Bond markets have grown increasingly sensitive to the federal fiscal trajectory. Rising yields over the past several months reflect in part investor concern about deficit expansion. The Federal Reserve’s incoming chair, Kevin Warsh, acknowledged during his confirmation hearings that the fiscal environment constrains monetary policy options — high government borrowing crowds out private investment and limits the degree to which rate cuts can stimulate economic activity without reigniting inflation.

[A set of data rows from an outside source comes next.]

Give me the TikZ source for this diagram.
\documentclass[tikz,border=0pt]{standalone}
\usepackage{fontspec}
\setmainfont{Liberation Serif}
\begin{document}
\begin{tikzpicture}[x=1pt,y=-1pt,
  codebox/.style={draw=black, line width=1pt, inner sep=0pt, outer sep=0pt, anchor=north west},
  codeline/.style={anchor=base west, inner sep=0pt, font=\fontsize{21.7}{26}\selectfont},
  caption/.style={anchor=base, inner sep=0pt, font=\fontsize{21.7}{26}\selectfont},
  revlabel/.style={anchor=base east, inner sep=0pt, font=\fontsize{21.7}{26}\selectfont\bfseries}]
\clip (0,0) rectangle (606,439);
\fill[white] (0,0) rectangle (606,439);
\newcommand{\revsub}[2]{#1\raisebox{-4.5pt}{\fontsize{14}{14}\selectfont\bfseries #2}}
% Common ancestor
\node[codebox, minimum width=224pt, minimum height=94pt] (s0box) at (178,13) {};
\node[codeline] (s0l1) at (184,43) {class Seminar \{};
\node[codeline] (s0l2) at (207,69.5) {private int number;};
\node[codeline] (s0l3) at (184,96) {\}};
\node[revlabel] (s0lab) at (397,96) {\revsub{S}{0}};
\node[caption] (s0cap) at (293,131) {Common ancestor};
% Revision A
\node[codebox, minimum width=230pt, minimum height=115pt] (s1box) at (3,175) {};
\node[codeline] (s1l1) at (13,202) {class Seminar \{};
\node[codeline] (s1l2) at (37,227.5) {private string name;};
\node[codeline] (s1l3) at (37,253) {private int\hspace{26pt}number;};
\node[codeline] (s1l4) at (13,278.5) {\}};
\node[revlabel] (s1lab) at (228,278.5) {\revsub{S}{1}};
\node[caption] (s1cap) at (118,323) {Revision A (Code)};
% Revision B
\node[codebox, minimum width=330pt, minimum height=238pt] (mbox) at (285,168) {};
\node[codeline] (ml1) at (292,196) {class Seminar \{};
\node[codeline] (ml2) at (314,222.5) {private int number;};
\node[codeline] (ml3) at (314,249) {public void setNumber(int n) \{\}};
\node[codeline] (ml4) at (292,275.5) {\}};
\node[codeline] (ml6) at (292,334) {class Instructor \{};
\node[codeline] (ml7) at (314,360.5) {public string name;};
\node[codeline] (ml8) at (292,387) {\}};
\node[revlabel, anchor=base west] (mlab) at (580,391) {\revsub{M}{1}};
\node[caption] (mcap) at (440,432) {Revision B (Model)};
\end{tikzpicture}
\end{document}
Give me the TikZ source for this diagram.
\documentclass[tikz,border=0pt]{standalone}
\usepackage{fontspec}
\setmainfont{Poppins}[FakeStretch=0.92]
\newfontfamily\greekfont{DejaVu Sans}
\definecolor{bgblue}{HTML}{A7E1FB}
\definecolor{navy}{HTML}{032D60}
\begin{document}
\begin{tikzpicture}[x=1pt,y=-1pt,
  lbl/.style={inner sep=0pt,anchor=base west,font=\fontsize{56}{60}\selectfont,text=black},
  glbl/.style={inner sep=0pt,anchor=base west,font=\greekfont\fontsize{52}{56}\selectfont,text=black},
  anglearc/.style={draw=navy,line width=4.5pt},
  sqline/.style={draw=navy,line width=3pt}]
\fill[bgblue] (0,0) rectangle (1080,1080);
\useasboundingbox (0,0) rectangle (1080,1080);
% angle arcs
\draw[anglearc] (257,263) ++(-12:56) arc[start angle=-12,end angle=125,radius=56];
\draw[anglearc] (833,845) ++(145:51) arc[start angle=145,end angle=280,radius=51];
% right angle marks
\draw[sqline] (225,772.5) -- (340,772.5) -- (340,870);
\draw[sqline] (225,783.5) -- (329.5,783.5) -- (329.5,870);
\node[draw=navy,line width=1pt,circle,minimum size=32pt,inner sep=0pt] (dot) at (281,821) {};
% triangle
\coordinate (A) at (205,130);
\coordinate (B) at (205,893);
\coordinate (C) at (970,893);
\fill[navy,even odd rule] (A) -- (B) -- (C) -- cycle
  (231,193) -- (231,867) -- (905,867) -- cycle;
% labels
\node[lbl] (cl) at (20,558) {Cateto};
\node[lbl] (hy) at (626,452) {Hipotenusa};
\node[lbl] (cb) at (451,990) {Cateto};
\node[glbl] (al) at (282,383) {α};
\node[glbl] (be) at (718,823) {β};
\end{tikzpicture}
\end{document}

Immigration enforcement spending also carries indirect economic effects. ICE and CBP operations have accelerated the removal or voluntary departure of hundreds of thousands of workers from sectors including agriculture, construction, and food service. The resulting labor supply contraction in those industries has contributed to cost pressures that the Fed is actively tracking. Ironically, the same administration seeking lower interest rates is funding policies that economic analysts say are adding to the inflationary pressures making rate cuts harder to justify.
Implications
If the bill passes on schedule, the Trump administration will have secured funding certainty for its enforcement agencies through the entirety of the second term. That is a significant operational win, regardless of what happens in the 2026 midterm elections or any future appropriations standoffs. Democrats who hoped to use the budget process to constrain enforcement activity will need to find alternative pressure points.

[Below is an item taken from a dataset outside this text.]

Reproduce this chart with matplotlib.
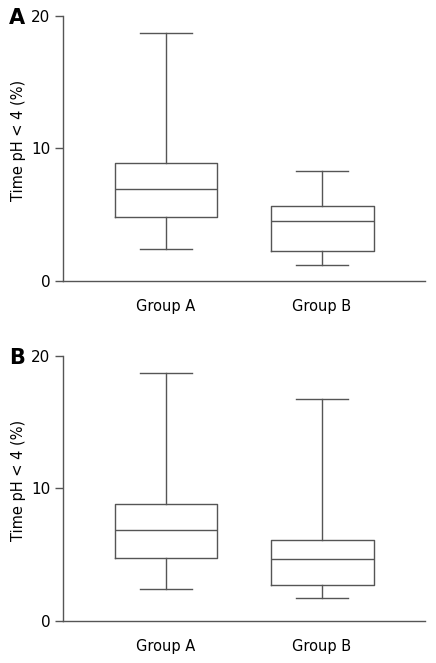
import matplotlib
matplotlib.use('Agg')
import matplotlib.pyplot as plt

# ---------------------------------------------------------
# Data
# ---------------------------------------------------------
groups = ['Group A', 'Group B']

# panel A
a_low = [2.44, 1.21]
a_q1 = [4.82, 2.24]
a_med = [6.93, 4.52]
a_q3 = [8.90, 5.63]
a_high = [18.7, 8.27]

# panel B
b_low = [2.44, 1.71]
b_q1 = [4.75, 2.69]
b_med = [6.88, 4.65]
b_q3 = [8.79, 6.13]
b_high = [18.74, 16.76]

line_color = '#555555'


def make_stats(low, q1, med, q3, high):
    stats = []
    for i in range(len(groups)):
        stats.append({'whislo': low[i], 'q1': q1[i], 'med': med[i],
                      'q3': q3[i], 'whishi': high[i], 'fliers': [],
                      'label': groups[i]})
    return stats


fig = plt.figure(figsize=(4.36, 6.63), dpi=100)
ax_a = fig.add_axes([0.1438, 0.5762, 0.831, 0.400])
ax_b = fig.add_axes([0.1438, 0.0633, 0.831, 0.400])

panels = [
    (ax_a, 'A', make_stats(a_low, a_q1, a_med, a_q3, a_high)),
    (ax_b, 'B', make_stats(b_low, b_q1, b_med, b_q3, b_high)),
]

for ax, letter, stats in panels:
    style = dict(color=line_color, linewidth=1.0)
    ax.bxp(stats, positions=[1, 2], widths=0.66, capwidths=0.33,
           showfliers=False,
           boxprops=style, whiskerprops=style, capprops=style,
           medianprops=style)
    ax.set_xlim(0.338, 2.66)
    ax.set_ylim(0, 20)
    ax.set_yticks([0, 10, 20])
    ax.spines['top'].set_visible(False)
    ax.spines['right'].set_visible(False)
    for s in ['left', 'bottom']:
        ax.spines[s].set_color(line_color)
        ax.spines[s].set_linewidth(1.0)
    ax.tick_params(axis='y', length=6, width=1.0, color=line_color,
                   labelsize=11, pad=3)
    ax.tick_params(axis='x', length=0, labelsize=10.5, pad=13)
    ax.set_xticks([1, 2])
    ax.set_xticklabels(groups)
    ax.set_ylabel('Time pH < 4 (%)', fontsize=10.5)
    ax.yaxis.set_label_coords(-0.10, 0.53)
    ax.text(-0.148, 0.99, letter, transform=ax.transAxes, fontsize=15,
            fontweight='bold', ha='left', va='center')

plt.savefig('out.png', dpi=100)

For congressional Republicans heading into the midterms, the bill offers a clear deliverable on one of the most defining issues of the Trump era. Successfully funding the border enforcement apparatus through reconciliation allows the party to campaign on results rather than promises in districts where immigration is a top voter concern.
For those affected by immigration enforcement — the estimated 11 million undocumented people living in the United States and the communities, employers, and family members connected to them — a three-year funding guarantee for ICE and CBP signals that the enforcement posture of the past 16 months is not a temporary surge but a sustained structural commitment.
The markups scheduled for the week of May 19 will be the next critical test of the bill’s viability. If committee proceedings reveal significant legal vulnerabilities under the Byrd Rule, the timeline could slip and the June 1 deadline could prove aspirational rather than binding.